Davalı vekili, davacı işçinin müvekkiline ait işyerinde çalışmasınn bir yıldan az süreli olduğunu, davacının işi terk ettiğini, dava konusu alacaklara hak kazanılmadığını ileri sürerek, davanın reddini savunmuştur.
Mahkemece, toplanan deliller ve bilirkişi raporuna dayanılarak, yazılı gerekçeyle davanın kısmen kabulüne karar verilmiştir.
Kararı, taraflar vekilleri temyiz etmiştir.

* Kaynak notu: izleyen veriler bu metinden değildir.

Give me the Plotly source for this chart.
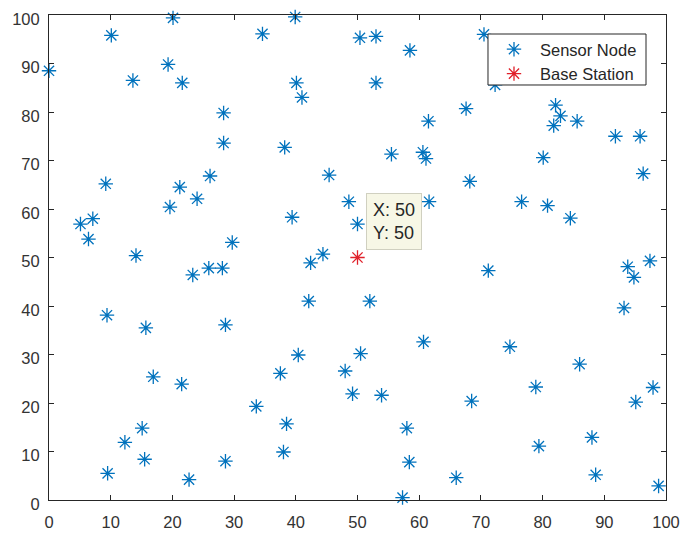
import plotly.graph_objects as go

sensor_x = [0.0, 10.1, 13.6, 19.3, 20.1, 21.6, 28.3, 28.3, 26.1, 34.6,
            39.9, 40.1, 41.0, 50.4, 53.0, 58.5, 53.0, 61.5, 67.6, 38.2,
            55.5, 60.6, 61.1, 45.4, 70.5, 72.3, 82.1, 82.9, 81.8, 85.6,
            80.1, 91.8, 95.8, 96.3, 9.2, 21.2, 24.0, 19.6, 5.1, 7.1,
            6.4, 29.7, 14.1, 23.3, 25.9, 28.1, 9.4, 15.7, 28.6, 48.6,
            61.6, 68.2, 39.4, 50.0, 44.4, 42.4, 42.1, 52.0, 60.7, 76.6,
            80.8, 84.5, 71.2, 93.8, 94.8, 97.4, 93.2, 16.9, 21.5, 15.1,
            12.3, 15.5, 9.5, 22.7, 28.6, 33.6, 40.4, 37.5, 50.5, 48.0,
            49.2, 53.9, 38.5, 38.0, 58.0, 58.4, 57.3, 66.0, 74.7, 86.0,
            78.9, 68.5, 97.9, 95.1, 79.4, 88.0, 88.6, 98.8]
sensor_y = [88.5, 95.8, 86.5, 89.8, 99.4, 86.0, 79.8, 73.6, 66.8, 96.1,
            99.6, 86.0, 83.0, 95.3, 95.6, 92.7, 86.0, 78.1, 80.7, 72.7,
            71.3, 71.7, 70.4, 67.0, 96.0, 85.6, 81.4, 79.2, 77.2, 78.1,
            70.6, 75.0, 75.0, 67.3, 65.2, 64.5, 62.1, 60.4, 56.9, 58.0,
            53.8, 53.1, 50.4, 46.4, 47.8, 47.8, 38.1, 35.5, 36.1, 61.5,
            61.5, 65.7, 58.3, 56.9, 50.7, 48.9, 41.0, 41.0, 32.6, 61.5,
            60.7, 58.1, 47.3, 48.1, 45.9, 49.3, 39.6, 25.4, 23.9, 14.8,
            11.9, 8.4, 5.5, 4.2, 8.0, 19.3, 29.9, 26.1, 30.2, 26.6,
            21.9, 21.6, 15.7, 9.9, 14.8, 7.8, 0.5, 4.6, 31.6, 28.0,
            23.3, 20.4, 23.2, 20.2, 11.1, 12.9, 5.2, 2.9]
base_x = [50]
base_y = [50]
tick_vals = [0, 10, 20, 30, 40, 50, 60, 70, 80, 90, 100]

FONT = "Liberation Sans, Arial, sans-serif"
BLUE = "#0072BD"
RED = "#E0202A"

fig = go.Figure()
fig.add_trace(go.Scatter(
    x=sensor_x, y=sensor_y, mode="markers", name="Sensor Node",
    marker=dict(symbol="asterisk-open", size=12, color=BLUE,
                line=dict(color=BLUE, width=1.3)),
    cliponaxis=False))
fig.add_trace(go.Scatter(
    x=base_x, y=base_y, mode="markers", name="Base Station",
    marker=dict(symbol="asterisk-open", size=12, color=RED,
                line=dict(color=RED, width=1.3)),
    cliponaxis=False))

axis_common = dict(range=[0, 100], tickvals=tick_vals, ticks="inside",
                   ticklen=5, tickcolor="#262626", showline=True,
                   linecolor="#262626", linewidth=1, mirror="ticks",
                   showgrid=False, zeroline=False, automargin=False,
                   tickfont=dict(family=FONT, size=16.5, color="#333333"))
fig.update_xaxes(**axis_common, ticklabelstandoff=7)
fig.update_yaxes(**axis_common, ticklabelstandoff=5, ticklabelshift=4)

# legend box (drawn as a shape so it matches the reference size exactly)
fig.add_shape(type="rect", xref="paper", yref="paper",
              x0=0.7115, x1=0.9676, y0=0.8557, y1=0.9608,
              fillcolor="white", line=dict(color="#262626", width=1),
              layer="above")

fig.add_annotation(x=base_x[0], y=base_y[0], xref="x", yref="y",
                   text="X: 50<br>Y: 50", showarrow=False,
                   xanchor="left", yanchor="bottom", xshift=8, yshift=8,
                   align="left", bgcolor="#F7F7E6", bordercolor="#D0D0C0",
                   borderwidth=1, borderpad=6,
                   font=dict(family=FONT, size=18, color="#262626"))

fig.update_layout(
    width=681, height=533,
    margin=dict(l=49, r=15, t=15, b=33, autoexpand=False),
    paper_bgcolor="white", plot_bgcolor="white",
    showlegend=True,
    legend=dict(x=0.7115, y=0.965, xanchor="left", yanchor="top",
                bgcolor="rgba(0,0,0,0)", borderwidth=0, itemwidth=42,
                font=dict(family=FONT, size=16.5, color="#262626")),
)

fig.write_html("out.html",
               config={"displayModeBar": False},
               post_script="document.body.style.margin='0';"
                           "document.body.style.overflow='hidden';")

Taraflar arasında öncelikle çözümlenmesi gereken uyuşmazlık davacının çalışma süresi noktasındadır.
Somut olayda, Mahkemece, davacının davalıya ait işyerinde, 09/06/2012-27/07/2012 ve 15/04/2013-26/08/2013 tarihleri arasında çalıştığı kabul edilmiş ise de, çalışma süresinin belirlenmesi noktasında yapılan araştırma ve inceleme yetersizdir.
Öncelikle, davacının iddiaya konu dönemde çalışmasının geçtiği kayıtlı işverenlerin ve davalı işverenin ticaret sicili kayıtları, ilgili Ticaret Sicili Müdürlüğü’nden celp edilerek dosyaya kazandırılmalıdır. Deliller arasında işyeri kayıtlarına da dayanıldığı dikkate alınarak, dava dışı tüm işverenlerden; işçi şahsi sicil dosyası ve işçi özlük belgeleri gibi işyeri kayıtları istenilmeli, ayrıca davacının çalışmasıyla ilgili olarak davalı şirketle sözleşmesel ya da fiili bir irtibatlarının (ihale sözleşmesi, asıl-alt işverenlik, kira sözleşmesi ve benzeri gibi) bulunup bulunmadığı, işçinin çalıştığı işin bir başka tüzel kişilikten ihale ile yüklenilen iş olup olmadığı sorulmalıdır. Banka kayıtlarına da delil olarak dayanıldığı gözetilerek, işçinin ücret ödemelerinin yapıldığı banka hesabı veya hesaplarına ilişkin ekstreler celp edilmeli, davacıya yapılan ücret ödemeleri ve bu ödemelerin kim tarafından yapıldığı belirlenmelidir. Tanık beyanlarının denetlenebilmesi amacıyla, tanıkların hizmet döküm cetvelleri ve ilgili tarih aralığında çalıştıkları işverenlerin tescil bilgileri Sosyal Güvenlik Kurumu’ndan istenerek incelenmeli ve bu suretle tanıkların çalışma tarih aralıkları ile çalıştıkları işverenler itibariyle davacının çalışması hakkında görgüye dayalı bilgilerinin bulunmasının mümkün olup olmadığı değerlendirilmelidir. Yapılacak araştırma sonuçlarına göre, ihtiyaç duyulduğu takdirde tanıkların beyanlarına yeniden başvurulmalıdır.
Yukarıda açıklanan doğrultuda yapılacak araştırma sonuçlarıyla birlikte tüm dosya kapsamı yeniden değerlendirmeye tabi tutularak, tüzel kişilik perdesinin kaldırılmasını gerektirir kötüniyetli işveren davranışın bulunup bulunmadığı da tartışılarak, çalışma süresi bakımından bir sonuca gidilmelidir.
Eksik araştırma ve inceleme ile yazılı şekilde karar verilmesi, sair yönleri incelenmeksizin kararın bozulmasını gerektirmiştir.
SONUÇ: Temyiz olunan kararın yukarıda yazılı sebepten BOZULMASINA, bozma sebebine göre sair temyiz itirazlarının bu aşamada incelenmesine yer olmadığına, peşin alınan temyiz harcının istek halinde ilgililere iadesine, 11/12/2018 tarihinde oybirliğiyle karar verildi.